Factory Privacy Glass vs. Applied Window Film: They Are Not the Same Thing
Before anything else, it helps to clear up a common mix-up. There are two completely different ways a window can end up dark, and they behave very differently during a replacement.
Tint That's Baked Into the Glass
Factory privacy glass — the kind Ford uses on the rear quarter and liftgate windows of many Escape trims — gets its color during manufacturing. A pigment is added to the glass itself, so the dark tone runs all the way through the pane. There's no film on the surface; the shade is part of the material. This is why factory privacy glass looks uniform, never bubbles or peels, and can't be scratched off. It's also why you can't simply "add" or "remove" this kind of tint after the fact — it's a property of the glass.
This baked-in tint is typically paired with a solar control character in the glass formulation, which is engineered to cut a meaningful portion of the sun's heat and ultraviolet energy. That's a big deal in the desert and along the Gulf Coast, and we'll come back to it.
Window Film Applied to the Surface
Aftermarket window film is the other route. This is a thin, adhesive-backed layer applied to the inside surface of clear or lightly tinted glass. Quality film can deliver privacy, glare reduction, and serious UV and heat rejection — sometimes more than factory glass on those last two fronts. The difference is that film sits on top of the glass rather than being part of it, so it can be specified to almost any legal shade and any performance grade.
Why does this distinction matter for your Escape? Because when a quarter window is replaced, the goal is usually to match the factory's baked-in privacy shade with another piece of privacy glass. But if your specific window also had film over it, or if you want a particular look or performance level the replacement glass alone doesn't deliver, film becomes a useful tool. Knowing which situation you're in saves confusion before the work even begins.
How a Ford Escape Quarter Glass Shade Is Matched During Replacement
Matching isn't guesswork. There's a methodical process behind getting a replacement quarter window to blend seamlessly with the rest of your Escape.
Identifying the Original Glass
The starting point is figuring out exactly what came on your vehicle. The Escape has gone through multiple generations and trim variations, and quarter glass can differ by body style, model year, and options. A technician confirms the correct part for your specific Escape, including whether it's factory privacy glass and whether it carries any solar coating or special features. Many auto glass panes carry markings that indicate the manufacturer and glass characteristics, which helps confirm the right match.
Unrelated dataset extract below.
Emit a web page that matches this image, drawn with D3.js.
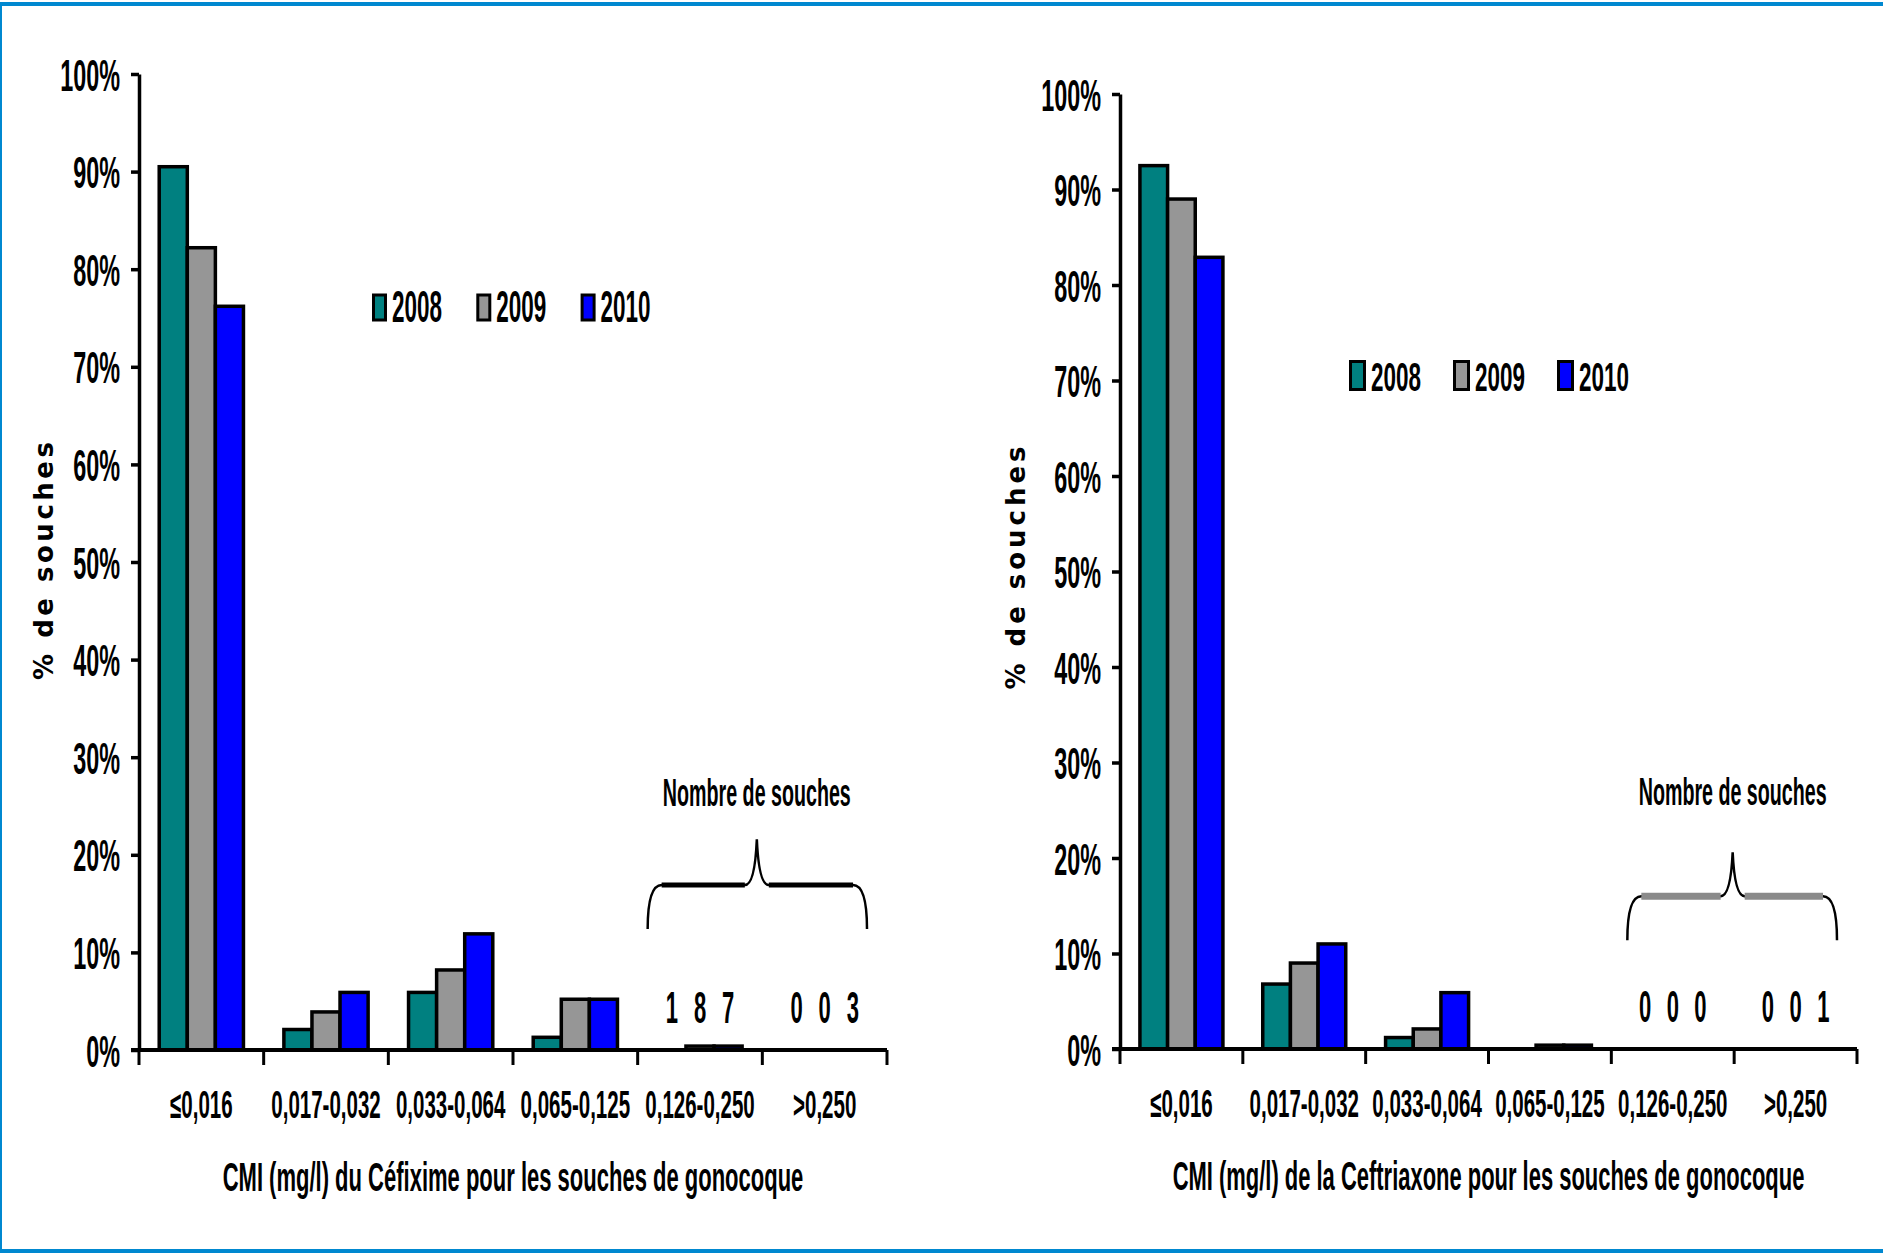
<!DOCTYPE html>
<html><head><meta charset="utf-8">
<script src="https://cdn.jsdelivr.net/npm/d3@7"></script>
<style>
html,body{margin:0;padding:0;background:#fff;}
svg{display:block;}
text{font-family:"Liberation Sans",Arial,sans-serif;font-weight:bold;fill:#000;}
text.ytitle{font-family:"DejaVu Sans",Verdana,sans-serif;}
</style></head><body>
<svg id="chart" width="1883" height="1253"></svg>
<script>
// ---------- data ----------
const categories = ["≤0,016","0,017-0,032","0,033-0,064","0,065-0,125","0,126-0,250",">0,250"];
const years = ["2008","2009","2010"];
const colors = ["#008080","#969696","#0000FF"];
const yTicks = [0,10,20,30,40,50,60,70,80,90,100];

// Céfixime (% de souches)
const cefixime2008 = [90.5, 2.1, 5.9, 1.3, 0, 0];
const cefixime2009 = [82.2, 3.9, 8.2, 5.2, 0.4, 0];
const cefixime2010 = [76.2, 5.9, 11.9, 5.2, 0.4, 0];
// Ceftriaxone (% de souches)
const ceftriaxone2008 = [92.5, 6.8, 1.2, 0, 0, 0];
const ceftriaxone2009 = [89.0, 9.0, 2.1, 0.4, 0, 0];
const ceftriaxone2010 = [82.9, 11.0, 5.9, 0.4, 0, 0];

// Nombre de souches (per year 2008, 2009, 2010)
const countCategories = ["0,126-0,250", ">0,250"];
const cefiximeCountsA = [1, 8, 7];
const cefiximeCountsB = [0, 0, 3];
const ceftriaxoneCountsA = [0, 0, 0];
const ceftriaxoneCountsB = [0, 0, 1];

const cefiximeTitle = "CMI (mg/l) du Céfixime pour les souches de gonocoque";
const ceftriaxoneTitle = "CMI (mg/l) de la Ceftriaxone pour les souches de gonocoque";
const yTitle = "% de souches";
const annotation = "Nombre de souches";

// ---------- drawing ----------
const svg = d3.select("#chart");
svg.append("rect").attr("x",0).attr("y",0).attr("width",1883).attr("height",1253).attr("fill","#fff");

// place a text at (x, y) compressed horizontally to a target width
function fitText(parent, str, x, y, size, width, anchor){
  const t = parent.append("text").attr("font-size", size).attr("text-anchor", anchor).text(str);
  const w = t.node().getComputedTextLength() || width;
  t.attr("transform", `translate(${x},${y}) scale(${width / w},1)`);
  return t;
}

function drawChart(cfg){
  const g = svg.append("g");
  const x = d3.scaleBand().domain(categories).range([cfg.x0, cfg.x1]).paddingInner(0).paddingOuter(0);
  const xi = d3.scaleBand().domain(years).range([0, x.bandwidth()]).paddingInner(0).paddingOuter(0.72);
  const y = d3.scaleLinear().domain([0,100]).range([cfg.yb, cfg.yt]);

  // bars
  const rows = categories.map((c,i)=>({cat:c, vals: cfg.series.map((s,j)=>({year:years[j], v:s[i], color:colors[j]}))}));
  g.append("g").selectAll("g").data(rows).join("g")
    .attr("transform", d=>`translate(${x(d.cat)},0)`)
    .selectAll("rect").data(d=>d.vals.filter(v=>v.v>0)).join("rect")
    .attr("x", d=>xi(d.year)).attr("y", d=>y(d.v))
    .attr("width", xi.bandwidth()).attr("height", d=>y(0)-y(d.v))
    .attr("fill", d=>d.color).attr("stroke","#000").attr("stroke-width",3.5);

  // y axis
  const ya = g.append("g").attr("transform", `translate(${cfg.x0},0)`)
    .call(d3.axisLeft(y).tickValues(yTicks).tickSize(8).tickSizeOuter(0).tickFormat(d=>d+"%"));
  ya.select(".domain").attr("stroke","#000").attr("stroke-width",3.5);
  ya.selectAll(".tick line").attr("stroke","#000").attr("stroke-width",3.5);
  ya.selectAll(".tick text").attr("x",0).attr("dy",null)
    .attr("font-size",45).attr("text-anchor","end")
    .attr("transform","translate(-19,16) scale(0.52,1)");

  // x axis
  const xa = g.append("g").attr("transform", `translate(0,${cfg.yb})`)
    .call(d3.axisBottom(x).tickSize(0).tickSizeOuter(0));
  xa.select(".domain").remove();
  xa.selectAll(".tick text").attr("y",0).attr("dy",null)
    .attr("font-size",38).attr("text-anchor","middle")
    .attr("transform","translate(0,68) scale(0.54,1)");
  g.append("line").attr("x1",cfg.x0-8).attr("x2",cfg.x1).attr("y1",cfg.yb).attr("y2",cfg.yb)
    .attr("stroke","#000").attr("stroke-width",4);
  const bounds = categories.map(c=>x(c)).concat([x.range()[1]]);
  g.append("g").selectAll("line").data(bounds).join("line")
    .attr("x1",d=>d).attr("x2",d=>d).attr("y1",cfg.yb).attr("y2",cfg.yb+15)
    .attr("stroke","#000").attr("stroke-width",3);

  // x title
  fitText(g, cfg.xTitle, (cfg.x0+cfg.x1)/2, cfg.yb+141, 40, cfg.xTitleLen, "middle");

  // y title
  g.append("text").attr("class","ytitle")
    .attr("transform",`translate(${cfg.yTitleX},${cfg.yTitleY}) rotate(-90)`)
    .attr("text-anchor","middle").attr("font-size",26)
    .attr("textLength",cfg.yTitleLen).attr("lengthAdjust","spacing")
    .text(yTitle);

  // legend
  years.forEach((yr,j)=>{
    const lx = cfg.legX + j*cfg.legStep;
    g.append("rect").attr("x",lx+1.5).attr("y",cfg.legY+1.5)
      .attr("width",cfg.legW-3).attr("height",cfg.legH-3)
      .attr("fill",colors[j]).attr("stroke","#000").attr("stroke-width",3);
    fitText(g, yr, lx+cfg.legW+5, cfg.legY+cfg.legH, cfg.legFont, 50, "start");
  });

  // counts (Nombre de souches)
  const countData = [];
  countCategories.forEach((c,k)=>{
    cfg.counts[k].forEach((n,j)=>countData.push({cat:c, year:years[j], n}));
  });
  g.append("g").selectAll("text").data(countData).join("text")
    .attr("font-size",44).attr("text-anchor","middle")
    .attr("transform", d=>`translate(${x(d.cat)+xi(d.year)+xi.bandwidth()/2},${cfg.yb-27}) scale(0.5,1)`)
    .text(d=>d.n);

  // brace
  const xa0 = x(countCategories[0]) + cfg.braceL;
  const xb0 = x(countCategories[1]) + x.bandwidth() - 20;
  const xt = x(countCategories[1]) + cfg.braceTip;
  const yh = y(cfg.braceH), ye = y(cfg.braceE), ytip = y(cfg.braceT);
  const p = d3.path();
  p.moveTo(xa0, ye);
  p.quadraticCurveTo(xa0, yh, xa0+14, yh);
  p.lineTo(xt-12, yh);
  p.quadraticCurveTo(xt-2, yh, xt, ytip);
  p.quadraticCurveTo(xt+2, yh, xt+12, yh);
  p.lineTo(xb0-14, yh);
  p.quadraticCurveTo(xb0, yh, xb0, ye);
  g.append("path").attr("d",p.toString()).attr("fill","none")
    .attr("stroke","#000").attr("stroke-width",2.5);
  const segColor = cfg.grayBrace ? "#8a8a8a" : "#000";
  const segWidth = cfg.grayBrace ? 7 : 5;
  [[xa0+14, xt-12],[xt+12, xb0-14]].forEach(([a,b])=>{
    g.append("line").attr("x1",a).attr("x2",b).attr("y1",yh).attr("y2",yh)
      .attr("stroke",segColor).attr("stroke-width",segWidth);
  });
  fitText(g, annotation, xt, yh-cfg.noteGap, 39, 188, "middle");
}

drawChart({
  x0:139, x1:887, yb:1050, yt:74,
  series:[cefixime2008, cefixime2009, cefixime2010],
  counts:[cefiximeCountsA, cefiximeCountsB],
  xTitle:cefiximeTitle, xTitleLen:581,
  yTitleX:53, yTitleY:561, yTitleLen:238,
  legX:372, legY:293.5, legStep:104.3, legW:15, legH:28, legFont:44,
  braceL:10, braceTip:-5.5, braceH:16.9, braceE:12.4, braceT:21.6,
  grayBrace:false, noteGap:79
});
drawChart({
  x0:1120, x1:1857, yb:1049, yt:94,
  series:[ceftriaxone2008, ceftriaxone2009, ceftriaxone2010],
  counts:[ceftriaxoneCountsA, ceftriaxoneCountsB],
  xTitle:ceftriaxoneTitle, xTitleLen:632,
  yTitleX:1025, yTitleY:568, yTitleLen:243,
  legX:1349, legY:360, legStep:104, legW:17, legH:31, legFont:41,
  braceL:16, braceTip:-1.5, braceH:16.0, braceE:11.4, braceT:20.6,
  grayBrace:true, noteGap:91
});

// blue frame
svg.append("rect").attr("x",0).attr("y",2).attr("width",1883).attr("height",4).attr("fill","#0088D0");
svg.append("rect").attr("x",0).attr("y",2).attr("width",2).attr("height",1251).attr("fill","#0088D0");
svg.append("rect").attr("x",0).attr("y",1249).attr("width",1883).attr("height",4).attr("fill","#0088D0");
</script>
</body></html>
Matching the Privacy Shade
Factory privacy glass is produced to a recognized shade, so a correctly sourced OEM-quality replacement for your Escape is manufactured to the same privacy tone. When the right part is used, the new quarter window should sit alongside the other privacy windows without standing out. We use OEM-quality glass specifically because it's built to mirror the original's optical and shade properties rather than approximating them.
Accounting for Solar and Other Features
Quarter glass can carry more than just tint. Depending on the Escape and where the glass is located, considerations may include:
- Solar/UV control character baked into privacy glass to reduce heat load and ultraviolet transmission.
- Acoustic properties on some glass that help dampen road and wind noise.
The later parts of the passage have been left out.